■先代のコンパクトさや日本の道路事情に配慮し「特別仕様」で誕生した国内向け「カローラ」
トヨタ「カローラ」は、2022年10月3日に一部改良を実施しました。ほぼ同じタイミングで、欧米などでも相次いで改良版の2023年モデルが発表されています。
ところが国内向けと比べ、外観のデザインなどが異なるようです。同じカローラを名乗りながら、欧米向けはなぜ違うのでしょうか。
カローラ(カローラ セダン)の北米仕様は10月18日に一部改良を実施し、車体前後のデザインをリニューアルしています。
フロントまわりは、日本仕様とグリルまわりの形状なども大きく異なりシャープな印象。
フェンダーの形状などもワイドで、よりスポーティでスタイリッシュな姿に映ります。
これは欧州仕様などもほぼ共通のデザインとなっています。
初代モデルが1966年に誕生して以来、世界150以上の国と地域で累計5000万台以上が販売されてきたトヨタの世界戦略モデルのカローラですが、これまで国や地域に応じた多彩な仕様が設定されていました。
しかし2019年にデビューした12代目となる現行型カローラは、世界共通のグローバルモデルとして、新世代のTNGA(Toyota New Global Architecture) GA-Cプラットフォームをベースに、いちから開発されています。
現行型カローラ セダン(北米仕様)のボディサイズは次のとおり。
全長182.3インチ(約4630mm)×全幅70.1インチ(約1781mm)×全高56.5インチ(1435mm)、ホイールベース106.3インチ(約2700mm)です。
一方、それまで日本で売られていた先代カローラ セダン(11代目「カローラ アクシオ」)は日本独自仕様でした。
ボディサイズは全長4400mm×全幅1695mm×全高1460mm、ホイールベース2600mmで、国内の5ナンバー規格に収まるコンパクトな寸法となっています。

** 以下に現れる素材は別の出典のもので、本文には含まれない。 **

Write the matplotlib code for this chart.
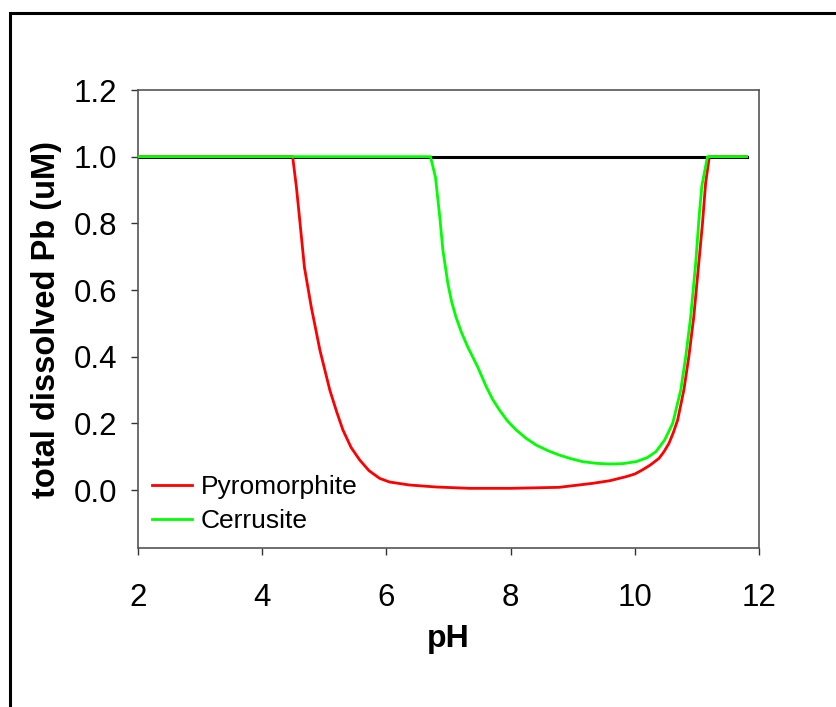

フルモデルチェンジを機に、全長で230mm、車幅で85mm以上もの拡大を実施することは、さすがにユーザーにとっても受け入れがたいのではと考えたトヨタでは、国内専用モデルを開発することにしたのです。
使用される新プラットフォームや基本的なデザインコンセプトは世界共通ですが、全長、全幅、ホイールベースを縮小。
その結果、日本仕様の12代目カローラ セダンは、全長4495mm×全幅1745mm×全高1435mm、ホイールベース2640mmと、全体にひとまわりコンパクトなボディとされました。
単にサイズを少しずつ小さくしただけではありません。
ドアミラーの形状や取り付け位置、ドアの開口角度を工夫し、ミラー格納時の車幅やドアの開け幅を、従来型のカローラ アクシオと同等にしています。
最小回転半径もカローラ アクシオと同等とするなど、日本仕様のカローラは、国内の道路事情にあわせ細部に渡り配慮された特別仕様としました。
フロント正面に備わるエンブレムも、グローバルモデルがトヨタのロゴマークなのに対し、日本仕様は独自のカローラエンブレムである「Cマーク」が備わっています。
さらに11代目カローラのカローラ アクシオと、ワゴン版の「カローラ フィールダー」もグレードを縮小しながら継続販売し、サイズ拡大に抵抗を持つユーザーのニーズにも応えているという念の入れようです。
こうした日本への優遇ぶりを振り返ってみると、日本版の特別な姿もまた違って映るかもしれません。